Objective>
Retype each line exactly. Skip images.

---+---

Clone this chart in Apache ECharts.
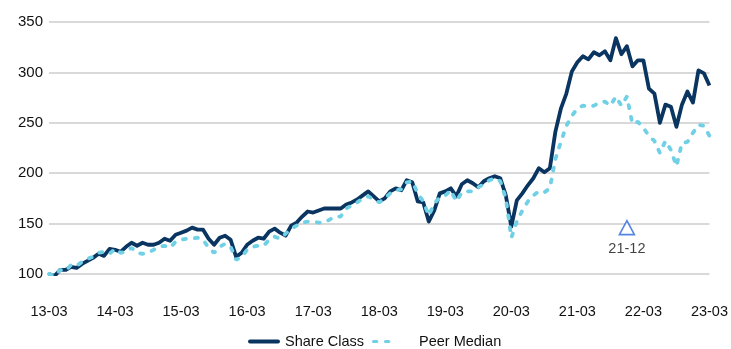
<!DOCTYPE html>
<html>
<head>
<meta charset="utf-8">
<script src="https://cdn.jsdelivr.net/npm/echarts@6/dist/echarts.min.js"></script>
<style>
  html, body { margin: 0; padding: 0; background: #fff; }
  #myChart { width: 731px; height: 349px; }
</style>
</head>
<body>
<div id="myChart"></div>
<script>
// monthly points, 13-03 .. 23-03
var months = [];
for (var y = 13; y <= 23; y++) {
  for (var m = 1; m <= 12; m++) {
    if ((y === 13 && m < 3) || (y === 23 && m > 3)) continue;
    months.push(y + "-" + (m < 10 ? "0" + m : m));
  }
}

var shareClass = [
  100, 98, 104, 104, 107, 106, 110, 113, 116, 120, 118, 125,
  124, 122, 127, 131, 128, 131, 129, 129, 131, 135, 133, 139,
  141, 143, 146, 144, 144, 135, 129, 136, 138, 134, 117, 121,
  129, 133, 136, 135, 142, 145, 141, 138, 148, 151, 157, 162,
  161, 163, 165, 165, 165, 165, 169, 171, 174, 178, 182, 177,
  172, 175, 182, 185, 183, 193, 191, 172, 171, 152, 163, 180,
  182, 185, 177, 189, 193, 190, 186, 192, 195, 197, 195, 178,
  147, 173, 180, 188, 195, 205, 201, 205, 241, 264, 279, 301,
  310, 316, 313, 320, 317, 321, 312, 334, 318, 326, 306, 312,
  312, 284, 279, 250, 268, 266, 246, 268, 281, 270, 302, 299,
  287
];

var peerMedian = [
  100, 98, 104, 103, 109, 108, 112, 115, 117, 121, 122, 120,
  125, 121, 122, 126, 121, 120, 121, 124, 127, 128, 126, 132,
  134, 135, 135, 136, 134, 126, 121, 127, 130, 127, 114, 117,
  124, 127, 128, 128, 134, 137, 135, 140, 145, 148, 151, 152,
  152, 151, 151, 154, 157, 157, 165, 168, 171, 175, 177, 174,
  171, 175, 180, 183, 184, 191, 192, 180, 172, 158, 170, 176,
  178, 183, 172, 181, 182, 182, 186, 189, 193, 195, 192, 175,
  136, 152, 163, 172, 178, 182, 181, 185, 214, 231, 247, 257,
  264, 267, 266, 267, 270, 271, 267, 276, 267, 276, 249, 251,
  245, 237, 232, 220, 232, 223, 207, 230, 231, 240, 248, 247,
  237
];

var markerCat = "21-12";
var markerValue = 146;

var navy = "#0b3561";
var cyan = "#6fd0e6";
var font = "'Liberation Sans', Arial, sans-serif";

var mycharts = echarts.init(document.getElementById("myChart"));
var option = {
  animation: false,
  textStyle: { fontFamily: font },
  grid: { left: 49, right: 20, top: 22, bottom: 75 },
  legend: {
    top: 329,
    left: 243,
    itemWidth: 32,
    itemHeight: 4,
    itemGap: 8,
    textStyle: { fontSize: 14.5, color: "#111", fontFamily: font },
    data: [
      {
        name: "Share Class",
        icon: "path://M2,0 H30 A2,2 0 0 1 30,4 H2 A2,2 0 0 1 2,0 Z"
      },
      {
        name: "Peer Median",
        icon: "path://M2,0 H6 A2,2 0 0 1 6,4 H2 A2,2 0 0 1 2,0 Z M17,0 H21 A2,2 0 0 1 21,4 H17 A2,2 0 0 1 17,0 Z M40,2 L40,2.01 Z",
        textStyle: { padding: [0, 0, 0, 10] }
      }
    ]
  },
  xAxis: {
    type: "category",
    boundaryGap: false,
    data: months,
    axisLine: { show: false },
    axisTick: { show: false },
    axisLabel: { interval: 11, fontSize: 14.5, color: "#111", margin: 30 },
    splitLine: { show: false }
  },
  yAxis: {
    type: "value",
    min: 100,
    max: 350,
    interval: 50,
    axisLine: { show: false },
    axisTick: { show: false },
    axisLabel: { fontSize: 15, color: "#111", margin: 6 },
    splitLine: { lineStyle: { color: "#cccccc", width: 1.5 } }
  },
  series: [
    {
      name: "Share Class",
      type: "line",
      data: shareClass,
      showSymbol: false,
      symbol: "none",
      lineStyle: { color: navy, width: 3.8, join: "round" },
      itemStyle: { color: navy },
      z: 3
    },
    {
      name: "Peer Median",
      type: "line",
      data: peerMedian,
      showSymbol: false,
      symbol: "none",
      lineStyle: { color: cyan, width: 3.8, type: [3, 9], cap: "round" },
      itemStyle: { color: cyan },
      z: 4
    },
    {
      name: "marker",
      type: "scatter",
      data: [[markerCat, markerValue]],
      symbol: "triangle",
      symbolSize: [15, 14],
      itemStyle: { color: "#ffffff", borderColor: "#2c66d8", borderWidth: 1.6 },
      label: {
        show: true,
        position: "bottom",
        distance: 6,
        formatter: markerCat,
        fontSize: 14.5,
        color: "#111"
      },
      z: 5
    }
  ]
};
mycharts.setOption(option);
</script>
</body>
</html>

---+---

Expected answer>
Clone this chart in Apache ECharts.
<!DOCTYPE html>
<html>
<head>
<meta charset="utf-8">
<script src="https://cdn.jsdelivr.net/npm/echarts@6/dist/echarts.min.js"></script>
<style>
  html, body { margin: 0; padding: 0; background: #fff; }
  #myChart { width: 731px; height: 349px; }
</style>
</head>
<body>
<div id="myChart"></div>
<script>
// monthly points, 13-03 .. 23-03
var months = [];
for (var y = 13; y <= 23; y++) {
  for (var m = 1; m <= 12; m++) {
    if ((y === 13 && m < 3) || (y === 23 && m > 3)) continue;
    months.push(y + "-" + (m < 10 ? "0" + m : m));
  }
}

var shareClass = [
  100, 98, 104, 104, 107, 106, 110, 113, 116, 120, 118, 125,
  124, 122, 127, 131, 128, 131, 129, 129, 131, 135, 133, 139,
  141, 143, 146, 144, 144, 135, 129, 136, 138, 134, 117, 121,
  129, 133, 136, 135, 142, 145, 141, 138, 148, 151, 157, 162,
  161, 163, 165, 165, 165, 165, 169, 171, 174, 178, 182, 177,
  172, 175, 182, 185, 183, 193, 191, 172, 171, 152, 163, 180,
  182, 185, 177, 189, 193, 190, 186, 192, 195, 197, 195, 178,
  147, 173, 180, 188, 195, 205, 201, 205, 241, 264, 279, 301,
  310, 316, 313, 320, 317, 321, 312, 334, 318, 326, 306, 312,
  312, 284, 279, 250, 268, 266, 246, 268, 281, 270, 302, 299,
  287
];

var peerMedian = [
  100, 98, 104, 103, 109, 108, 112, 115, 117, 121, 122, 120,
  125, 121, 122, 126, 121, 120, 121, 124, 127, 128, 126, 132,
  134, 135, 135, 136, 134, 126, 121, 127, 130, 127, 114, 117,
  124, 127, 128, 128, 134, 137, 135, 140, 145, 148, 151, 152,
  152, 151, 151, 154, 157, 157, 165, 168, 171, 175, 177, 174,
  171, 175, 180, 183, 184, 191, 192, 180, 172, 158, 170, 176,
  178, 183, 172, 181, 182, 182, 186, 189, 193, 195, 192, 175,
  136, 152, 163, 172, 178, 182, 181, 185, 214, 231, 247, 257,
  264, 267, 266, 267, 270, 271, 267, 276, 267, 276, 249, 251,
  245, 237, 232, 220, 232, 223, 207, 230, 231, 240, 248, 247,
  237
];

var markerCat = "21-12";
var markerValue = 146;

var navy = "#0b3561";
var cyan = "#6fd0e6";
var font = "'Liberation Sans', Arial, sans-serif";

var mycharts = echarts.init(document.getElementById("myChart"));
var option = {
  animation: false,
  textStyle: { fontFamily: font },
  grid: { left: 49, right: 20, top: 22, bottom: 75 },
  legend: {
    top: 329,
    left: 243,
    itemWidth: 32,
    itemHeight: 4,
    itemGap: 8,
    textStyle: { fontSize: 14.5, color: "#111", fontFamily: font },
    data: [
      {
        name: "Share Class",
        icon: "path://M2,0 H30 A2,2 0 0 1 30,4 H2 A2,2 0 0 1 2,0 Z"
      },
      {
        name: "Peer Median",
        icon: "path://M2,0 H6 A2,2 0 0 1 6,4 H2 A2,2 0 0 1 2,0 Z M17,0 H21 A2,2 0 0 1 21,4 H17 A2,2 0 0 1 17,0 Z M40,2 L40,2.01 Z",
        textStyle: { padding: [0, 0, 0, 10] }
      }
    ]
  },
  xAxis: {
    type: "category",
    boundaryGap: false,
    data: months,
    axisLine: { show: false },
    axisTick: { show: false },
    axisLabel: { interval: 11, fontSize: 14.5, color: "#111", margin: 30 },
    splitLine: { show: false }
  },
  yAxis: {
    type: "value",
    min: 100,
    max: 350,
    interval: 50,
    axisLine: { show: false },
    axisTick: { show: false },
    axisLabel: { fontSize: 15, color: "#111", margin: 6 },
    splitLine: { lineStyle: { color: "#cccccc", width: 1.5 } }
  },
  series: [
    {
      name: "Share Class",
      type: "line",
      data: shareClass,
      showSymbol: false,
      symbol: "none",
      lineStyle: { color: navy, width: 3.8, join: "round" },
      itemStyle: { color: navy },
      z: 3
    },
    {
      name: "Peer Median",
      type: "line",
      data: peerMedian,
      showSymbol: false,
      symbol: "none",
      lineStyle: { color: cyan, width: 3.8, type: [3, 9], cap: "round" },
      itemStyle: { color: cyan },
      z: 4
    },
    {
      name: "marker",
      type: "scatter",
      data: [[markerCat, markerValue]],
      symbol: "triangle",
      symbolSize: [15, 14],
      itemStyle: { color: "#ffffff", borderColor: "#2c66d8", borderWidth: 1.6 },
      label: {
        show: true,
        position: "bottom",
        distance: 6,
        formatter: markerCat,
        fontSize: 14.5,
        color: "#111"
      },
      z: 5
    }
  ]
};
mycharts.setOption(option);
</script>
</body>
</html>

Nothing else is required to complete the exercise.